Actionable Next Steps
If you’re ready to make the jump to medium chestnut brown hair color, start with a temporary gloss or a color-depositing conditioner. Brands like Madison Reed or Moroccanoil make tinted masks. Try the "Copper" or "Chestnut" versions. They only last a few washes. It’s a low-risk way to see if that warmth actually suits your face before you commit to permanent dye.
Once you commit, invest in a blue or green-toning shampoo for later—not for the first month, but for when the color eventually starts to turn a bit too brassy toward the end of its life cycle.
- Check your closet. If you look great in earth tones like olive green, cream, and terracotta, chestnut will look incredible on you.
- Assess your hair health. Warm colors look best on healthy, hydrated hair. If your ends are fried, the color will look "muddy" rather than "glowy." Get a trim first.
- Schedule a "Gloss" appointment.
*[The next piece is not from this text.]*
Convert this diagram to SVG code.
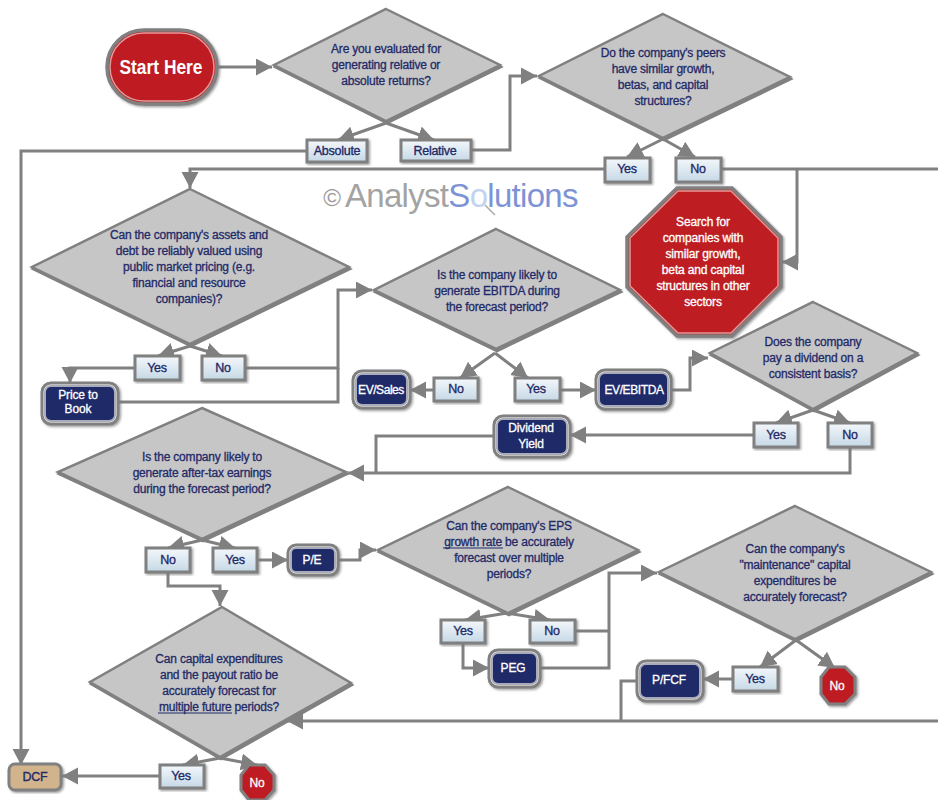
<svg xmlns="http://www.w3.org/2000/svg" width="938" height="800" viewBox="0 0 938 800">
<style>
text{font-family:"Liberation Sans",Arial,sans-serif;text-anchor:middle}
.q{font-size:12px;fill:#1f2a68;stroke:#1f2a68;stroke-width:.3;letter-spacing:-.2px}
.l{font-size:12.5px;fill:#1f2a68;stroke:#1f2a68;stroke-width:.35;letter-spacing:-.25px}
.w{font-size:12px;fill:#fff;stroke:#fff;stroke-width:.3;letter-spacing:-.15px}
.d{fill:#c6c6c6;stroke:#808080;stroke-width:2.5;filter:url(#t)}
.b{fill:url(#g);stroke:#808080;stroke-width:3;filter:url(#s)}
.n{fill:#1f2a68;stroke:#a9acb8;stroke-width:2}
.o{fill:#fff;stroke:#808080;stroke-width:3;filter:url(#s)}
.r{fill:#be1e22;stroke:#e09a9a;stroke-width:1.5}
.c{fill:none;stroke:#808080;stroke-width:3}
.a{marker-end:url(#m)}
.u{stroke:#1f2a68;stroke-width:1}
</style>
<defs>
<linearGradient id="g" x1="0" y1="0" x2="0" y2="1"><stop offset="0" stop-color="#f4f8fb"/><stop offset="1" stop-color="#c5d8e6"/></linearGradient>
<filter id="s" x="-10%" y="-10%" width="125%" height="125%"><feDropShadow dx="1.5" dy="1.5" stdDeviation="1" flood-color="#777" flood-opacity=".7"/></filter>
<filter id="t" x="-5%" y="-5%" width="112%" height="112%"><feDropShadow dx="1" dy="2" stdDeviation=".4" flood-color="#808080" flood-opacity="1"/></filter>
<marker id="m" markerUnits="userSpaceOnUse" markerWidth="18" markerHeight="18" refX="16" refY="8.5" orient="auto"><path d="M0 0L16 8.5L0 17Z" fill="#808080"/></marker>
</defs>
<g id="connectors">
<path class="c a" d="M218 67H272"/>
<path class="c a" d="M386 123L338 140"/>
<path class="c a" d="M386 123L434 140"/>
<path class="c a" d="M470 150H510V76H537"/>
<path class="c a" d="M307 151H21V765"/>
<path class="c a" d="M663 139L627 157"/>
<path class="c a" d="M663 139L695 157"/>
<path class="c a" d="M605 169H190V188"/>
<path class="c" d="M722 169H938"/>
<path class="c a" d="M797 169V262H782"/>
<path class="c a" d="M190 346L158 356"/>
<path class="c a" d="M190 346L222 356"/>
<path class="c a" d="M135 368H70V383"/>
<path class="c a" d="M245 368H338V290H372"/>
<path class="c" d="M118 402H338V368"/>
<path class="c a" d="M495 353L460 378"/>
<path class="c a" d="M495 353L528 378"/>
<path class="c a" d="M434 390H410"/>
<path class="c a" d="M560 390H596"/>
<path class="c a" d="M671 390H690V358H708"/>
<path class="c a" d="M813 410L776 423"/>
<path class="c a" d="M813 410L850 423"/>
<path class="c a" d="M754 435H570"/>
<path class="c a" d="M850 447V473H348"/>
<path class="c" d="M494 436H376V473"/>
<path class="c a" d="M202 540L168 548"/>
<path class="c a" d="M202 540L235 548"/>
<path class="c a" d="M257 560H288"/>
<path class="c a" d="M338 560H360V550H376"/>
<path class="c a" d="M168 572V586H220V606"/>
<path class="c a" d="M507 613L465 620"/>
<path class="c a" d="M507 613L550 620"/>
<path class="c a" d="M463 643V668H489"/>
<path class="c" d="M575 631H609"/>
<path class="c a" d="M540 668H609V573H657"/>
<path class="c a" d="M796 640L760 667"/>
<path class="c a" d="M796 640L835 668"/>
<path class="c a" d="M733 679H703"/>
<path class="c" d="M637 681H621V721"/>
<path class="c a" d="M938 721H287"/>
<path class="c a" d="M220 758L183 765"/>
<path class="c a" d="M220 758L257 765"/>
<path class="c a" d="M160 776H62"/>
</g>
<g id="watermark">
<text x="332" y="206" font-size="24" style="fill:#9a9a9a">©</text>
<text x="345" y="207" font-size="33" style="text-anchor:start;fill:#a3a3a3;letter-spacing:-.7px">Analyst<tspan fill="#7d93d6">S</tspan><tspan fill="#c3d3ee">o</tspan><tspan fill="#7d93d6">lutions</tspan></text>
<path d="M485 205L495 215" stroke="#aaa" stroke-width="1.5"/>
</g>
<g id="start"><rect x="107" y="30" width="110" height="74" rx="37" fill="#be1e22" stroke="#808080" stroke-width="3.5" filter="url(#s)"/><rect x="110" y="33" width="104" height="68" rx="34" fill="none" stroke="#e09a9a" stroke-width="1.5"/><text x="161" y="74" font-size="20" font-weight="bold" fill="#fff" textLength="83" lengthAdjust="spacingAndGlyphs">Start Here</text></g>
<g id="q1"><polygon class="d" points="386,9 500,65 386,121 274,65"/><text class="q" x="386" y="53">Are you evaluated for</text><text class="q" x="386" y="69">generating relative or</text><text class="q" x="386" y="85">absolute returns?</text></g>
<g id="q2"><polygon class="d" points="663,14 790,77 663,138 539,76"/><text class="q" x="663" y="57">Do the company's peers</text><text class="q" x="663" y="73">have similar growth,</text><text class="q" x="663" y="89">betas, and capital</text><text class="q" x="663" y="105">structures?</text></g>
<g id="q3"><polygon class="d" points="190,189 349,267 190,344 32,267"/><text class="q" x="189" y="239">Can the company's assets and</text><text class="q" x="189" y="255">debt be reliably valued using</text><text class="q" x="189" y="271">public market pricing (e.g.</text><text class="q" x="189" y="287">financial and resource</text><text class="q" x="189" y="303">companies)?</text></g>
<g id="q4"><polygon class="d" points="496,229 620,290 496,349 374,290"/><text class="q" x="497" y="279">Is the company likely to</text><text class="q" x="497" y="295">generate EBITDA during</text><text class="q" x="497" y="311">the forecast period?</text></g>
<g id="q5"><polygon class="d" points="813,302 917,353 813,409 710,353"/><text class="q" x="813" y="346">Does the company</text><text class="q" x="813" y="362">pay a dividend on a</text><text class="q" x="813" y="378">consistent basis?</text></g>
<g id="q6"><polygon class="d" points="202,408 346,472 202,539 58,472"/><text class="q" x="202" y="461">Is the company likely to</text><text class="q" x="202" y="477">generate after-tax earnings</text><text class="q" x="202" y="493">during the forecast period?</text></g>
<g id="q7"><polygon class="d" points="508,487 638,550 508,613 378,550"/><text class="q" x="509" y="530">Can the company's EPS</text><text class="q" x="509" y="546">growth rate be accurately</text><path class="u" d="M443 548H503"/><text class="q" x="509" y="562">forecast over multiple</text><text class="q" x="509" y="578">periods?</text></g>
<g id="q8"><polygon class="d" points="795,506 931,572 795,639 659,572"/><text class="q" x="795" y="553">Can the company's</text><text class="q" x="795" y="569">"maintenance" capital</text><text class="q" x="795" y="585">expenditures be</text><text class="q" x="795" y="601">accurately forecast?</text></g>
<g id="q9"><polygon class="d" points="222,607 351,683 220,757 90,682"/><text class="q" x="219" y="663">Can capital expenditures</text><text class="q" x="219" y="679">and the payout ratio be</text><text class="q" x="219" y="695">accurately forecast for</text><text class="q" x="219" y="711">multiple future periods?</text><path class="u" d="M158 713H232"/></g>
<g id="stop1"><polygon points="677,188 732,188 781,237 781,287 732,336 677,336 627,287 627,237" fill="#be1e22" stroke="#808080" stroke-width="3.5" filter="url(#s)"/><polygon class="r" points="678,191 731,191 778,238 778,286 731,333 678,333 630,286 630,238"/>
<text class="w" x="703" y="226">Search for</text><text class="w" x="703" y="242">companies with</text><text class="w" x="703" y="258">similar growth,</text><text class="w" x="703" y="274">beta and capital</text><text class="w" x="703" y="290">structures in other</text><text class="w" x="703" y="306">sectors</text></g>
<g id="absolute"><rect class="b" x="307" y="140" width="60" height="22"/><text class="l" x="337" y="155">Absolute</text></g>
<g id="relative"><rect class="b" x="401" y="140" width="70" height="21"/><text class="l" x="435" y="155">Relative</text></g>
<g id="yes1"><rect class="b" x="605" y="158" width="45" height="24"/><text class="l" x="627" y="173">Yes</text></g>
<g id="no1"><rect class="b" x="676" y="158" width="45" height="24"/><text class="l" x="698" y="173">No</text></g>
<g id="yes2"><rect class="b" x="135" y="356" width="45" height="24"/><text class="l" x="157" y="372">Yes</text></g>
<g id="no2"><rect class="b" x="202" y="356" width="43" height="24"/><text class="l" x="223" y="372">No</text></g>
<g id="no3"><rect class="b" x="434" y="378" width="44" height="23"/><text class="l" x="456" y="393">No</text></g>
<g id="yes3"><rect class="b" x="515" y="378" width="45" height="23"/><text class="l" x="536" y="393">Yes</text></g>
<g id="yes4"><rect class="b" x="754" y="423" width="44" height="24"/><text class="l" x="776" y="439">Yes</text></g>
<g id="no4"><rect class="b" x="828" y="423" width="44" height="24"/><text class="l" x="850" y="439">No</text></g>
<g id="no5"><rect class="b" x="146" y="548" width="44" height="24"/><text class="l" x="168" y="564">No</text></g>
<g id="yes5"><rect class="b" x="213" y="548" width="44" height="24"/><text class="l" x="235" y="564">Yes</text></g>
<g id="yes6"><rect class="b" x="441" y="620" width="44" height="23"/><text class="l" x="463" y="635">Yes</text></g>
<g id="no6"><rect class="b" x="530" y="620" width="45" height="23"/><text class="l" x="552" y="635">No</text></g>
<g id="yes7"><rect class="b" x="733" y="667" width="45" height="24"/><text class="l" x="755" y="683">Yes</text></g>
<g id="yes8"><rect class="b" x="160" y="765" width="44" height="23"/><text class="l" x="181" y="780">Yes</text></g>
<g id="pb"><rect class="o" x="42" y="383" width="76" height="41" rx="9"/><rect class="n" x="45" y="386" width="70" height="35" rx="6"/><text class="w" x="78" y="399">Price to</text><text class="w" x="78" y="413">Book</text></g>
<g id="evsales"><rect class="o" x="353" y="371" width="57" height="37" rx="9"/><rect class="n" x="356" y="374" width="51" height="31" rx="6"/><text class="w" x="381" y="394" style="letter-spacing:-.45px">EV/Sales</text></g>
<g id="evebitda"><rect class="o" x="596" y="370" width="75" height="39" rx="9"/><rect class="n" x="599" y="373" width="69" height="33" rx="6"/><text class="w" x="634" y="394" style="letter-spacing:-.4px">EV/EBITDA</text></g>
<g id="dy"><rect class="o" x="494" y="416" width="76" height="41" rx="9"/><rect class="n" x="497" y="419" width="70" height="35" rx="6"/><text class="w" x="531" y="432">Dividend</text><text class="w" x="531" y="448">Yield</text></g>
<g id="pe"><rect class="o" x="288" y="545" width="50" height="30" rx="8"/><rect class="n" x="291" y="548" width="44" height="24" rx="5"/><text class="w" x="312" y="564">P/E</text></g>
<g id="peg"><rect class="o" x="489" y="650" width="51" height="37" rx="9"/><rect class="n" x="492" y="653" width="45" height="31" rx="6"/><text class="w" x="513" y="672">PEG</text></g>
<g id="pfcf"><rect class="o" x="637" y="661" width="66" height="40" rx="9"/><rect class="n" x="640" y="664" width="60" height="34" rx="6"/><text class="w" x="669" y="684">P/FCF</text></g>
<g id="dcf"><rect class="o" x="9" y="764" width="52" height="26" rx="6" style="fill:#d2b48c"/><text class="l" x="35" y="781">DCF</text></g>
<g id="stop2"><polygon points="829,667 845,667 855,677 855,694 845,704 829,704 821,694 821,677" fill="#be1e22" stroke="#808080" stroke-width="3" filter="url(#s)"/><text class="w" x="837" y="690">No</text></g>
<g id="stop3"><polygon points="249,765 265,765 274,775 274,790 265,800 249,800 241,790 241,775" fill="#be1e22" stroke="#808080" stroke-width="3" filter="url(#s)"/><text class="w" x="257" y="787">No</text></g>
</svg>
If you already have brown hair but it looks dull, ask for a chestnut-toned semi-permanent gloss. It takes 20 minutes and doesn't damage the hair.
Keep the heat styling to a minimum. Use a heat protectant. Medium chestnut is all about the shine, and nothing kills shine faster than a 450-degree flat iron. Protect the pigment, keep the moisture in, and the color will stay rich for weeks.